Die Geschichte hat eine fast absurde Fortsetzung. Denn etwa zur selben Zeit versuchten Unternehmen, neue, saubere Methoden der Energieversorgung in Deutschland zu testen. Dazu gehört der grüne Wasserstoff. Auch dafür fand sich kein Versicherer. Der Grund: Man kenne das Risiko nicht.
Versicherern drohen in den USA juristische Probleme
Neben den Industriekonzernen sind auch US-Politiker skeptisch, wenn es um die Umweltaktivitäten der Finanzbranche geht. Die Justizminister von 19 US-Bundesstaaten haben 2022 eine Untersuchung gegen sechs Banken gestartet, die Mitglied der Parallel-Initiative Net-Zero Banking Alliance sind. Die Minister vermuten, dass Unternehmen, die im Bereich fossile Energien aktiv sind, von den teilnehmenden Banken am Zugang zu den Kreditmärkten gehindert werden könnten.

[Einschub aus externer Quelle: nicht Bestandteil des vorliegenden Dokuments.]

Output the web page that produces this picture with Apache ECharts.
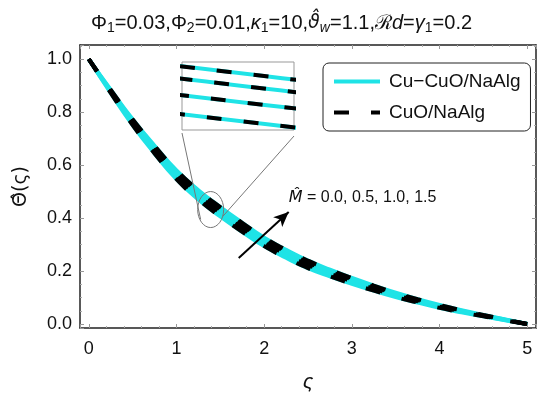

Am 3. April 2023 schrieben republikanische Justizminister an mehr als 50 große Vermögensverwalter des Landes einen Brief, in dem sie Kartellbedenken wegen der Umweltaktivitäten der Finanzbranche anmelden. Darin werden ausdrücklich die Versicherer und die NZIA erwähnt. Hannover Rück, Munich Re und Zurich sind sehr aktiv in den USA. Sie müssen befürchten, dass sie rechtliche Probleme bekommen könnten.
"Die NZIA hat sich in ihrer Bewegungsfreiheit von Beginn an von Kartellbedenken einschränken lassen", sagte Peter Bosshard, Koordinator bei der Initiative Insure Our Future. Nach dem Rückzug einzelner Gesellschaften werde die Verantwortung der Versicherer noch größer, ihr Geschäft mit glaubwürdigen Klimazielen in Einklang zu bringen.
Butch Bacani vom Umweltprogramm der Vereinten Nationen ist sicher, dass die NZIA auch nach den Austritten wichtig bleibt. "Solange man daran glaubt, dass die Versicherer eine Rolle bei der Dekarbonisierung der Realwirtschaft zu spielen haben, hat die NZIA auf jeden Fall eine Zukunft", sagte er. Denn Versicherer verfügen bei der Bekämpfung des Klimawandels über eine große Wirkung. "Durch Versicherungsschutz ermöglichen sie überhaupt wirtschaftliche Aktivitäten, die nachhaltig oder eben nicht nachhaltig sein können."